The 51st Door


“Successful people do the things that unsuccessful people don’t want to do,” said John Paul DeJoria, Paul Mitchell co-founder, during a sometimes funny, sometimes nerve-racking Cosmoprof Beauty Pitch event in Las Vegas (full event coverage to come in the October issue).

The session, which also featured entrepreneur Mark Cuban, was modeled on ABC Television’s “Shark Tank” competitive entrepreneur show. As a series of hopeful beauty innovators presented their products and technologies on stage, Cuban and DeJoria dispensed wisdom and tough questions, while highlighting what it takes to make a startup succeed.

Time and again, DeJoria returned to the theme of resiliency, noting that true passion requires you to make your pitch just as energetic and enthusiastic when knocking on the 51st door as it was when you knocked on the first.

This level of belief and persistence, he noted, is what often separates success and failure. (This attitude is definitely not a put-on. During a private interview after the session, DeJoria, 71, mentioned that he’d just returned from a trip with his son to Mount Kilimanjaro [elevation: 19,300 feet]).

During Beauty Pitch, the presenters were repeatedly pressed on the differentiating qualities of their brands.
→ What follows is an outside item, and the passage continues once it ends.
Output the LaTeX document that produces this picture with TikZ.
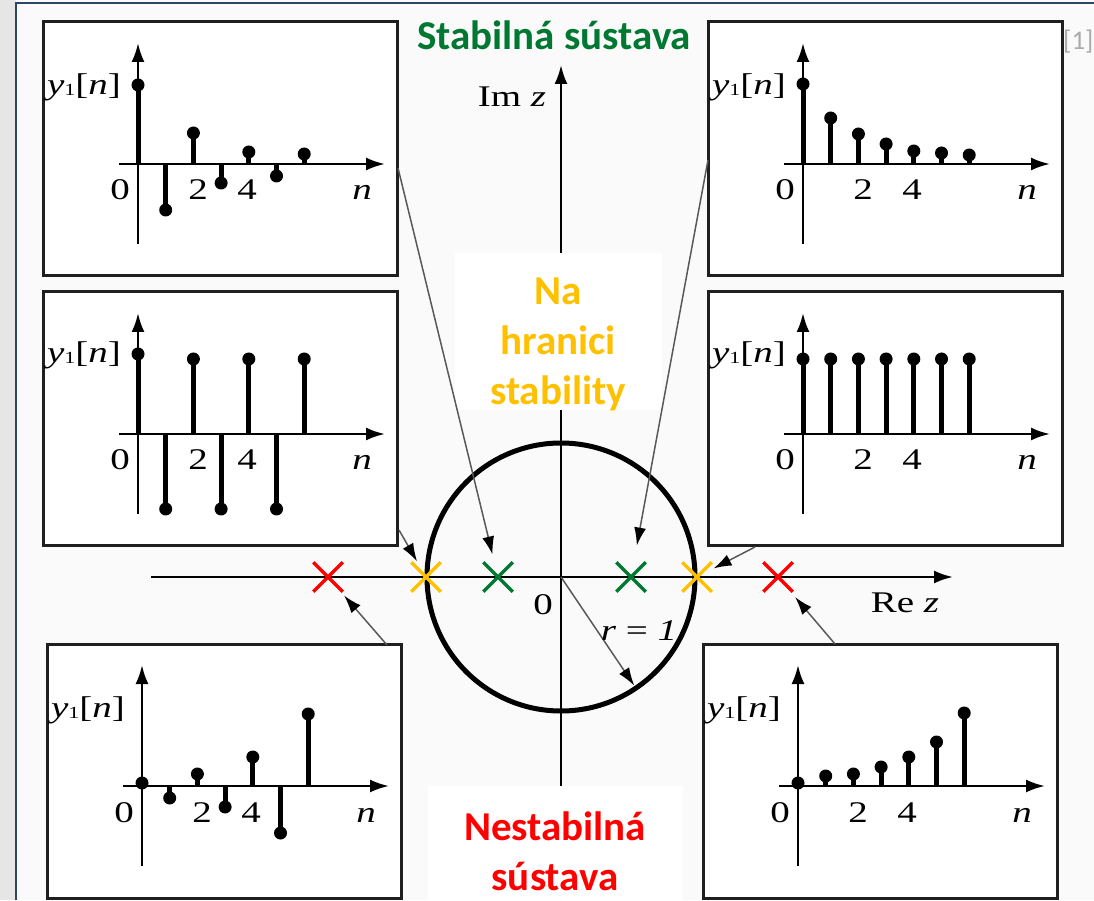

Both Cuban and DeJoria said that the clarity of a brand’s story is key to success. This insight resonated with an interview I recently conducted with trèStiQue co-founder Jennifer Kapahi .

In conversation, she explained that her brand is all about multifunctionality, ease and portability.
“In a saturated marketplace you need to have a clear and decisive brand message and point of difference in order to cut through the clutter,” Kapahi said. “I learned that consumers need, and also want, the human experience with any brand.”
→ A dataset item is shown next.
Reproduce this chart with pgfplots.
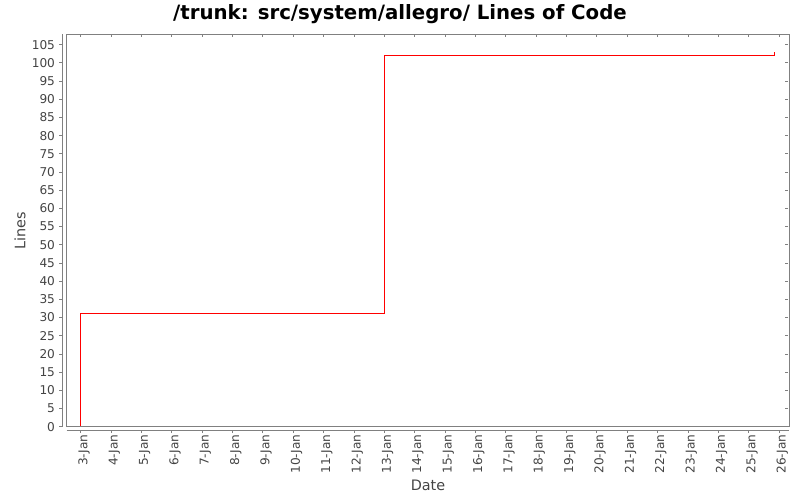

Kaphi’s comments called to mind those of April Long, executive beauty editor at Elle Magazine, who, during a recent Fashion Group International event, declared: “new is not innovative." This is particularly true in a beauty product market that sees about 10,000 launches each year.

So, whether an innovation is a repositioning of an existing technology, a refinement/elevation of an existing product or a brand-new, category-creating introduction, no one will care if it isn’t backed up by passion, tenacity and clarity of message.